Large eddy simulations of a Mach 0.9 jet with fully-turbulent nozzle-exit boundary layer

From past studies, it is well known that the state of the nozzle-exit boundary layer is a key parameter for the flow development and noise characteristics of a jet. However, because of the computational cost of simulating high Reynolds number wall-driven turbulence, the nozzle boundary layer is typically assumed to be laminar or weakly disturbed in most jet simulations. This approach often leads to enhanced laminar to turbulent shear-layer transition and increased noise due to vortex pairing.

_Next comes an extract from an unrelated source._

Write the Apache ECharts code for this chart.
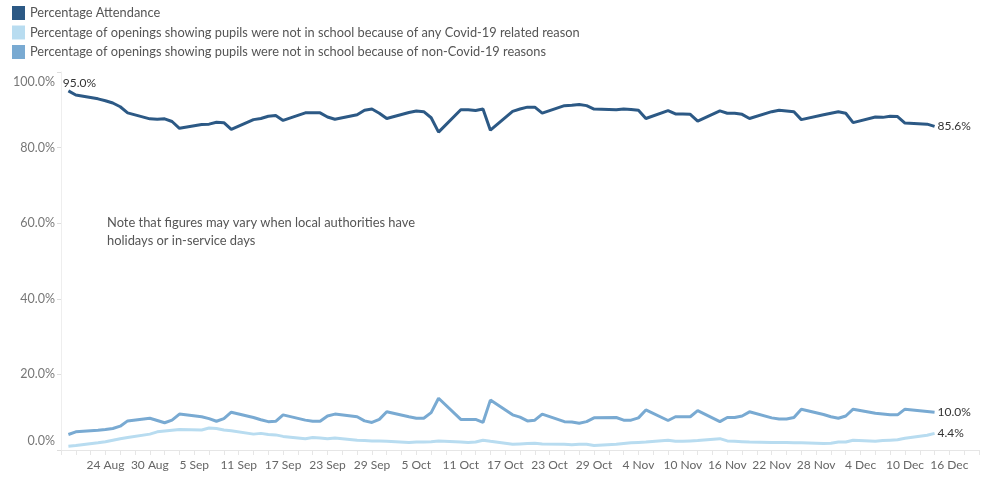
<!DOCTYPE html>
<html>
<head>
<meta charset="utf-8">
<script src="https://cdn.jsdelivr.net/npm/echarts@6/dist/echarts.min.js"></script>
<style>
  html, body { margin: 0; padding: 0; background: #ffffff; }
  #chart { width: 982px; height: 477px; }
</style>
</head>
<body>
<div id="chart"></div>
<script>
// school days (2021), one value per day for each series
const dates = [
  '2021-08-19', '2021-08-20',
  '2021-08-23', '2021-08-24', '2021-08-25', '2021-08-26', '2021-08-27',
  '2021-08-30', '2021-08-31', '2021-09-01', '2021-09-02', '2021-09-03',
  '2021-09-06', '2021-09-07', '2021-09-08', '2021-09-09', '2021-09-10',
  '2021-09-13', '2021-09-14', '2021-09-15', '2021-09-16', '2021-09-17',
  '2021-09-20', '2021-09-21', '2021-09-22', '2021-09-23', '2021-09-24',
  '2021-09-27', '2021-09-28', '2021-09-29', '2021-09-30', '2021-10-01',
  '2021-10-04', '2021-10-05', '2021-10-06', '2021-10-07', '2021-10-08',
  '2021-10-11', '2021-10-12', '2021-10-13', '2021-10-14', '2021-10-15',
  '2021-10-18', '2021-10-19', '2021-10-20', '2021-10-21', '2021-10-22',
  '2021-10-25', '2021-10-26', '2021-10-27', '2021-10-28', '2021-10-29',
  '2021-11-01', '2021-11-02', '2021-11-03', '2021-11-04', '2021-11-05',
  '2021-11-08', '2021-11-09', '2021-11-10', '2021-11-11', '2021-11-12',
  '2021-11-15', '2021-11-16', '2021-11-17', '2021-11-18', '2021-11-19',
  '2021-11-22', '2021-11-23', '2021-11-24', '2021-11-25', '2021-11-26',
  '2021-11-29', '2021-11-30', '2021-12-01', '2021-12-02', '2021-12-03',
  '2021-12-06', '2021-12-07', '2021-12-08', '2021-12-09', '2021-12-10',
  '2021-12-13', '2021-12-14'
]

const attendance = [
  95.0, 93.9,
  92.9, 92.4, 91.8, 90.8, 89.2,
  87.6, 87.5, 87.6, 86.9, 85.1,
  86.1, 86.2, 86.7, 86.6, 84.8,
  87.4, 87.7, 88.3, 88.5, 87.2,
  89.2, 89.2, 89.2, 88.1, 87.5,
  88.7, 89.9, 90.2, 89.1, 87.7,
  89.3, 89.7, 89.5, 87.9, 84.1,
  90.0, 90.0, 89.8, 90.2, 84.6,
  89.6, 90.2, 90.7, 90.7, 89.1,
  91.1, 91.2, 91.4, 91.1, 90.2,
  90.0, 90.2, 90.1, 89.9, 87.7,
  89.8, 88.9, 88.9, 88.8, 87.0,
  89.7, 89.1, 89.1, 88.8, 87.7,
  89.5, 89.9, 89.7, 89.5, 87.4,
  88.7, 89.1, 89.5, 89.1, 86.6,
  88.1, 88.0, 88.3, 88.2, 86.5,
  86.2, 85.6
]

const covidAbsence = [
  1.0, 1.2,
  1.9, 2.2, 2.6, 3.0, 3.3,
  4.2, 4.8, 5.0, 5.2, 5.4,
  5.3, 5.8, 5.7, 5.3, 5.1,
  4.2, 4.4, 4.1, 4.0, 3.6,
  3.0, 3.3, 3.2, 3.0, 3.2,
  2.6, 2.5, 2.4, 2.4, 2.3,
  2.0, 2.1, 2.1, 2.2, 2.4,
  2.1, 2.0, 2.1, 2.6, 2.3,
  1.5, 1.6, 1.7, 1.8, 1.6,
  1.5, 1.4, 1.5, 1.5, 1.2,
  1.5, 1.7, 1.9, 2.0, 2.1,
  2.6, 2.3, 2.3, 2.4, 2.5,
  3.0, 2.4, 2.3, 2.2, 2.1,
  2.0, 2.0, 2.0, 1.9, 1.9,
  1.7, 1.8, 2.1, 2.1, 2.6,
  2.3, 2.5, 2.6, 2.7, 3.1,
  3.9, 4.4
]

const nonCovidAbsence = [
  4.1, 4.8,
  5.2, 5.4, 5.7, 6.3, 7.7,
  8.4, 7.8, 7.2, 7.9, 9.5,
  8.8, 8.3, 7.6, 8.3, 10.0,
  8.6, 8.0, 7.5, 7.6, 9.3,
  7.9, 7.6, 7.6, 9.0, 9.5,
  8.8, 7.7, 7.3, 8.1, 10.1,
  8.8, 8.4, 8.4, 9.9, 13.7,
  8.1, 8.1, 8.1, 7.3, 13.2,
  9.3, 8.7, 7.7, 7.9, 9.5,
  7.5, 7.4, 7.1, 7.5, 8.5,
  8.6, 7.9, 7.9, 8.5, 10.6,
  7.8, 8.8, 8.8, 8.8, 10.4,
  7.5, 8.6, 8.6, 9.0, 10.1,
  8.5, 8.2, 8.2, 8.6, 10.8,
  9.4, 8.8, 8.4, 9.0, 10.8,
  9.7, 9.5, 9.3, 9.3, 10.8,
  10.2, 10.0
]

const seriesNames = [
  'Percentage Attendance',
  'Percentage of openings showing pupils were not in school because of any Covid-19 related reason',
  'Percentage of openings showing pupils were not in school because of non-Covid-19 reasons'
]
const seriesColors = ['#2c5985', '#b8dcf0', '#79aad2']

const noteText = 'Note that figures may vary when local authorities have\nholidays or in-service days'

// x axis runs from 18 Aug to 20 Dec, in days
const axisStart = '2021-08-18'
const axisEnd = '2021-12-20'
const monthNames = ['Jan', 'Feb', 'Mar', 'Apr', 'May', 'Jun', 'Jul', 'Aug', 'Sep', 'Oct', 'Nov', 'Dec']

const DAY = 86400000
const toDay = s => Math.round((Date.parse(s) - Date.parse(axisStart)) / DAY)
const dayLabel = d => {
  const dt = new Date(Date.parse(axisStart) + d * DAY)
  return dt.getUTCDate() + ' ' + monthNames[dt.getUTCMonth()]
}

const FONT = 'Lato, "Open Sans", sans-serif'
const pct = v => v.toFixed(1) + '%'

const toPoints = values => dates.map((d, i) => [toDay(d), values[i]])

const chart = echarts.init(document.getElementById('chart'))

const endLabel = {
  show: true,
  formatter: p => pct(p.value[1]),
  color: '#333',
  fontSize: 12,
  fontFamily: FONT,
  distance: 3
}

const option = {
  backgroundColor: '#ffffff',
  animation: false,
  textStyle: { fontFamily: FONT },
  legend: {
    orient: 'vertical',
    left: 7,
    top: 1,
    icon: 'rect',
    itemWidth: 13,
    itemHeight: 14,
    itemGap: 5.5,
    data: seriesNames,
    textStyle: { color: '#555', fontSize: 12.8, fontFamily: FONT }
  },
  grid: { left: 61, right: 1, top: 72, bottom: 27, containLabel: false },
  graphic: [{
    type: 'text',
    left: 107,
    top: 214,
    style: { text: noteText, fill: '#555', fontSize: 12.9, fontFamily: FONT, lineHeight: 18 }
  }],
  xAxis: {
    type: 'value',
    min: 0,
    max: toDay(axisEnd),
    interval: 2,
    axisLine: { show: true, lineStyle: { color: '#e6e6e6' } },
    axisTick: { show: true, length: 5, lineStyle: { color: '#e6e6e6' } },
    splitLine: { show: false },
    axisLabel: {
      color: '#666',
      fontSize: 12,
      fontFamily: FONT,
      margin: 9,
      formatter: v => (v >= 6 && v % 6 === 0 ? dayLabel(v) : '')
    }
  },
  yAxis: {
    type: 'value',
    min: 0,
    max: 100,
    interval: 20,
    axisLine: { show: true, lineStyle: { color: '#eeeeee' } },
    axisTick: { show: true, length: 4, lineStyle: { color: '#dddddd' } },
    splitLine: { show: false },
    axisLabel: {
      color: '#777',
      fontSize: 12.5,
      fontFamily: FONT,
      margin: 6,
      // edge labels sit inside the plot, like the original
      formatter: v => (v === 0 ? '{b|' + pct(v) + '}' : v === 100 ? '{t|' + pct(v) + '}' : pct(v)),
      rich: {
        b: { color: '#777', fontSize: 12.5, fontFamily: FONT, padding: [0, 0, 18, 0] },
        t: { color: '#777', fontSize: 12.5, fontFamily: FONT, padding: [19, 0, 0, 0] }
      }
    }
  },
  series: [
    {
      name: seriesNames[0],
      type: 'line',
      data: toPoints(attendance),
      showSymbol: false,
      lineStyle: { width: 3, color: seriesColors[0] },
      itemStyle: { color: seriesColors[0] },
      endLabel: endLabel,
      markPoint: {
        symbol: 'circle',
        symbolSize: 1,
        itemStyle: { color: 'rgba(0,0,0,0)' },
        label: {
          show: true,
          position: 'top',
          distance: 1,
          offset: [11, 0],
          color: '#333',
          fontSize: 12,
          fontFamily: FONT,
          formatter: p => pct(p.value)
        },
        data: [{ coord: [toDay(dates[0]), attendance[0]], value: attendance[0] }]
      },
      z: 4
    },
    {
      name: seriesNames[1],
      type: 'line',
      data: toPoints(covidAbsence),
      showSymbol: false,
      lineStyle: { width: 3, color: seriesColors[1] },
      itemStyle: { color: seriesColors[1] },
      endLabel: endLabel,
      z: 2
    },
    {
      name: seriesNames[2],
      type: 'line',
      data: toPoints(nonCovidAbsence),
      showSymbol: false,
      lineStyle: { width: 3, color: seriesColors[2] },
      itemStyle: { color: seriesColors[2] },
      endLabel: endLabel,
      z: 3
    }
  ]
}

chart.setOption(option)
</script>
</body>
</html>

In the present work, large eddy simulations of an isothermal Mach 0.9 jet (Re $=$ 1E6) issued from a convergent-straight nozzle are performed using the compressible flow solver ``Charles'' developed at Cascade Technologies. Localized adaptive mesh refinement, synthetic turbulence and wall modeling are used inside the nozzle to ensure fully turbulent profiles at the nozzle exit. This resulted in significant improvements for the flowfield and sound predictions, compared to the typical approach based on laminar flow assumption in the nozzle. The far-field noise spectra now remarkably match the measurements from the companion experiment conducted at Pprime Institute, within 0.5 dB for most angles and relevant frequencies. As a next step toward better understanding of jet noise, the large transient database collected during the simulation is currently being mined using reduced order modeling and wavepacket analysis.